** BEGIN **

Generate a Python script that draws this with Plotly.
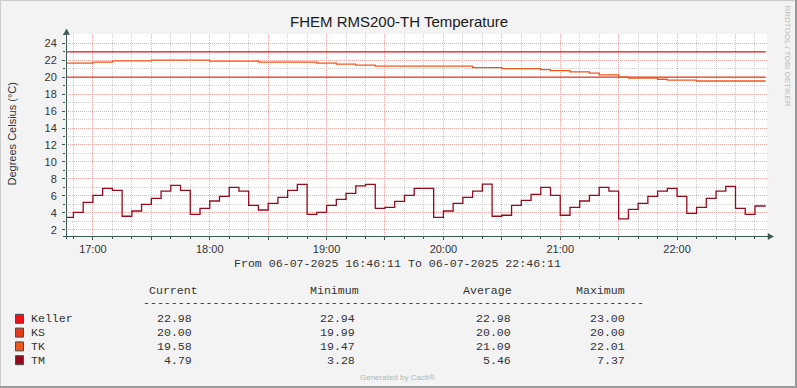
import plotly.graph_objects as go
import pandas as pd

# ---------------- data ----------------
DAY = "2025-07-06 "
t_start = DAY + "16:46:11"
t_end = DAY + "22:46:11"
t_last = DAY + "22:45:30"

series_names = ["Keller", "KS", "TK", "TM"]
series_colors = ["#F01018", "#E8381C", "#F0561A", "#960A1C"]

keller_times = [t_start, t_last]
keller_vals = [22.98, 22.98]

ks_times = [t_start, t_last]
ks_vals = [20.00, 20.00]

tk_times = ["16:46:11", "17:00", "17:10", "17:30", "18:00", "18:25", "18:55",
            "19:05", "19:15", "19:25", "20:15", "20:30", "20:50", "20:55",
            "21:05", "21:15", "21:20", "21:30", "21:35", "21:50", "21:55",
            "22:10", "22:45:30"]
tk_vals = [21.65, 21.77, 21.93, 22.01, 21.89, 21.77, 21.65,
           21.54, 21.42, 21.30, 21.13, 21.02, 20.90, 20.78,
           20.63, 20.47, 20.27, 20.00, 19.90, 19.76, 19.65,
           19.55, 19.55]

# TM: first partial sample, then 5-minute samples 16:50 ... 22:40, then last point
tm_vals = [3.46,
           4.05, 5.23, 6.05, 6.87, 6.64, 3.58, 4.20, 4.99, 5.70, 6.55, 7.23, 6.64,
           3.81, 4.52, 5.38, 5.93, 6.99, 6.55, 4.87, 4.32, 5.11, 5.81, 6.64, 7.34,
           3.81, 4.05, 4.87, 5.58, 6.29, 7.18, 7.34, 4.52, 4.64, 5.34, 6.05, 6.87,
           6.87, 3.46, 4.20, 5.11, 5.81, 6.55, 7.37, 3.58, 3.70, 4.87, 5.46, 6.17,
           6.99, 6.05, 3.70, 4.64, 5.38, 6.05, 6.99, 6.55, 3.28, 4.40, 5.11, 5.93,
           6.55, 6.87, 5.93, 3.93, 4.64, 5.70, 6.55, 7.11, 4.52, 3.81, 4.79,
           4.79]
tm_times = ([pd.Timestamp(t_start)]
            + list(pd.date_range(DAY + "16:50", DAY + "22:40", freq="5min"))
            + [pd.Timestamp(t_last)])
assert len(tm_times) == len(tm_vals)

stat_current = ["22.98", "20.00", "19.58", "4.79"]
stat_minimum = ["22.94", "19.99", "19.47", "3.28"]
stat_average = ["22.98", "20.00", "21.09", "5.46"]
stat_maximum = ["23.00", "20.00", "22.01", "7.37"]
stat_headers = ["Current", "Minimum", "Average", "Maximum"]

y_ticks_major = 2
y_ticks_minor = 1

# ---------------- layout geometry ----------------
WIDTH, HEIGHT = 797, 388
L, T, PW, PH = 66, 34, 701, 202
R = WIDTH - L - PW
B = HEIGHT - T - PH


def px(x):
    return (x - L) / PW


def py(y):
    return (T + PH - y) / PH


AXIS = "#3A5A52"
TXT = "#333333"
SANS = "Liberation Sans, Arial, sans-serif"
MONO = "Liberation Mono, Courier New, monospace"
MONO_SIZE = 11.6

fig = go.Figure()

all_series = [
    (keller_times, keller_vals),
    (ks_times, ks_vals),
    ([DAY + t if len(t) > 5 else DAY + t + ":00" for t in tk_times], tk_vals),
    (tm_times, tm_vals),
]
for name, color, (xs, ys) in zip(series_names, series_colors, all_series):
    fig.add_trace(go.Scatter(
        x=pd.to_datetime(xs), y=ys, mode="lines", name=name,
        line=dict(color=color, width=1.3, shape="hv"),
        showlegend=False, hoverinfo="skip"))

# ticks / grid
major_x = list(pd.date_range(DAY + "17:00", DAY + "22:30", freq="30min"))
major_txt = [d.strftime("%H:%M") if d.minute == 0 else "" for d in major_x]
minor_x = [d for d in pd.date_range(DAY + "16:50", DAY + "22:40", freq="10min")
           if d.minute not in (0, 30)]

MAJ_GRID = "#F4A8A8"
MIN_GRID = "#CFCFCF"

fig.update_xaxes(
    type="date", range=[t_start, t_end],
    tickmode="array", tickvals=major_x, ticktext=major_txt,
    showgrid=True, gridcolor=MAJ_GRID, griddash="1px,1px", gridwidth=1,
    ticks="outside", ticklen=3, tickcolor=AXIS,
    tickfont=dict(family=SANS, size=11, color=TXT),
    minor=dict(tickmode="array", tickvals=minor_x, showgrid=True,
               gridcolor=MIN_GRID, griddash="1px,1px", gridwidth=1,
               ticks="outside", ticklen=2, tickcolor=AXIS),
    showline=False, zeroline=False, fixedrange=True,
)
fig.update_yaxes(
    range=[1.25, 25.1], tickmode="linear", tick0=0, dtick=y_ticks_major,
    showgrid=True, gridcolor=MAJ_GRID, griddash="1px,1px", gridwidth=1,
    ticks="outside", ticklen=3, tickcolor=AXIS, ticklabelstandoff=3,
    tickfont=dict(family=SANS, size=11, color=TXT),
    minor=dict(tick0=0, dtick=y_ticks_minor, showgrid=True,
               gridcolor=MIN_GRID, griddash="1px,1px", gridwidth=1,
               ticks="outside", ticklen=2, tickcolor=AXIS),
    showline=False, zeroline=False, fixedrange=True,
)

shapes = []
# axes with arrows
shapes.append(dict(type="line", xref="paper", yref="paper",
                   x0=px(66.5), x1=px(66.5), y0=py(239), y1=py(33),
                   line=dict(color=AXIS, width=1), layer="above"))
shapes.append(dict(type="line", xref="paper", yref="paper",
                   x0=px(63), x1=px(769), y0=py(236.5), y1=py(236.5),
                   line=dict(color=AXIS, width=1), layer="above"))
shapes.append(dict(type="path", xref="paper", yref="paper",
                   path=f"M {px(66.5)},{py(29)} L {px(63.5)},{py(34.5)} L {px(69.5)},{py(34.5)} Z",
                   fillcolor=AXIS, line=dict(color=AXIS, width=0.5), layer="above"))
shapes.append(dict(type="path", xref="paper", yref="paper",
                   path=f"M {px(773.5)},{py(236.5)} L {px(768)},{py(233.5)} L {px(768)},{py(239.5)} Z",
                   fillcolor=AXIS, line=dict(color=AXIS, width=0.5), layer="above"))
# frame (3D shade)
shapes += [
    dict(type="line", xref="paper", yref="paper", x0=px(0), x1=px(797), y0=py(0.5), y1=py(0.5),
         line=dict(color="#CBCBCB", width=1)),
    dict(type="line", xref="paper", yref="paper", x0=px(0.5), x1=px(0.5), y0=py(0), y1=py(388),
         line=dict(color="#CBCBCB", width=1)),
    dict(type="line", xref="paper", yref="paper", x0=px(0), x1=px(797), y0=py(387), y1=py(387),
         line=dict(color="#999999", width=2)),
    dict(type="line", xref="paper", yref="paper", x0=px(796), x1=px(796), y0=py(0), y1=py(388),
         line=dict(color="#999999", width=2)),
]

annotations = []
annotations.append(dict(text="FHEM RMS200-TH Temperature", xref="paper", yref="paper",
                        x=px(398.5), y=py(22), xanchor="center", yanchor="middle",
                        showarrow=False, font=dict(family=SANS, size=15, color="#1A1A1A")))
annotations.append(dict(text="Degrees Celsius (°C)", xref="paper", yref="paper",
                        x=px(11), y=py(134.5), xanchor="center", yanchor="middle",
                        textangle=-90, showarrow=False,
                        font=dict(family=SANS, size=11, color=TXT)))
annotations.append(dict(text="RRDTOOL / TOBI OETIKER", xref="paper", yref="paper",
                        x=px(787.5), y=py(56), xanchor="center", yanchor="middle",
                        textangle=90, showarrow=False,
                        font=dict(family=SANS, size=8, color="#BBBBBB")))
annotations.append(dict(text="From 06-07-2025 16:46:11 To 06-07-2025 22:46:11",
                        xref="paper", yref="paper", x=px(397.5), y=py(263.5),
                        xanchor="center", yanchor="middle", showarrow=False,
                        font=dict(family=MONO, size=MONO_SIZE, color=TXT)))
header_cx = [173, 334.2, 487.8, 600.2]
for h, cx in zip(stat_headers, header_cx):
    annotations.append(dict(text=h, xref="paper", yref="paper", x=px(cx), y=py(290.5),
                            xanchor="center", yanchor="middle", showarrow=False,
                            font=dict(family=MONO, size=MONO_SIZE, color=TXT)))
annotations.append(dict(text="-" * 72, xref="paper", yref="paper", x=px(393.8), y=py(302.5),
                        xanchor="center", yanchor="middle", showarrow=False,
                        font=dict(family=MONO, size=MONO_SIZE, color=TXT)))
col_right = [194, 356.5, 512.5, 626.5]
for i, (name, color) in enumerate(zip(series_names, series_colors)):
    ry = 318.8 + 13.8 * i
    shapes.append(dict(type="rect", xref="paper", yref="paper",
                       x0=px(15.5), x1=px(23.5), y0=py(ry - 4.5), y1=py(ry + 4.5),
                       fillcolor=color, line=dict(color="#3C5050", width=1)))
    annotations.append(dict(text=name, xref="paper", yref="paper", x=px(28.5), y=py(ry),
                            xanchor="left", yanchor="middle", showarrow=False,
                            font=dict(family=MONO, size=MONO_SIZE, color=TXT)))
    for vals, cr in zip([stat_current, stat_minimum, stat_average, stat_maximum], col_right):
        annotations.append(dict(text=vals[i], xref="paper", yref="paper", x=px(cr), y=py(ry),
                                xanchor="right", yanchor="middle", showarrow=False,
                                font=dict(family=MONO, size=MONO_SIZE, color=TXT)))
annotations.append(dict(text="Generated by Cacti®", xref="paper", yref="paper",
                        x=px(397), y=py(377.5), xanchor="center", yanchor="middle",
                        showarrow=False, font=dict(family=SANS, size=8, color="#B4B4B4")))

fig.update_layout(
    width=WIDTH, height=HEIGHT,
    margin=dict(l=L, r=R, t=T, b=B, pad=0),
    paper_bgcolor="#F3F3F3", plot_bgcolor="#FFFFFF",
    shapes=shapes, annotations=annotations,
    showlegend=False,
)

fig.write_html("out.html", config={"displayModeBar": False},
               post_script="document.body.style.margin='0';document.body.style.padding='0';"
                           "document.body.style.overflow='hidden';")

** END **

Description of the task
Write out exactly the lines between the start of the data and the line with "t_last = DAY", including both, but none of the pictures.

Result
Generate a Python script that draws this with Plotly.
import plotly.graph_objects as go
import pandas as pd

# ---------------- data ----------------
DAY = "2025-07-06 "
t_start = DAY + "16:46:11"
t_end = DAY + "22:46:11"
t_last = DAY + "22:45:30"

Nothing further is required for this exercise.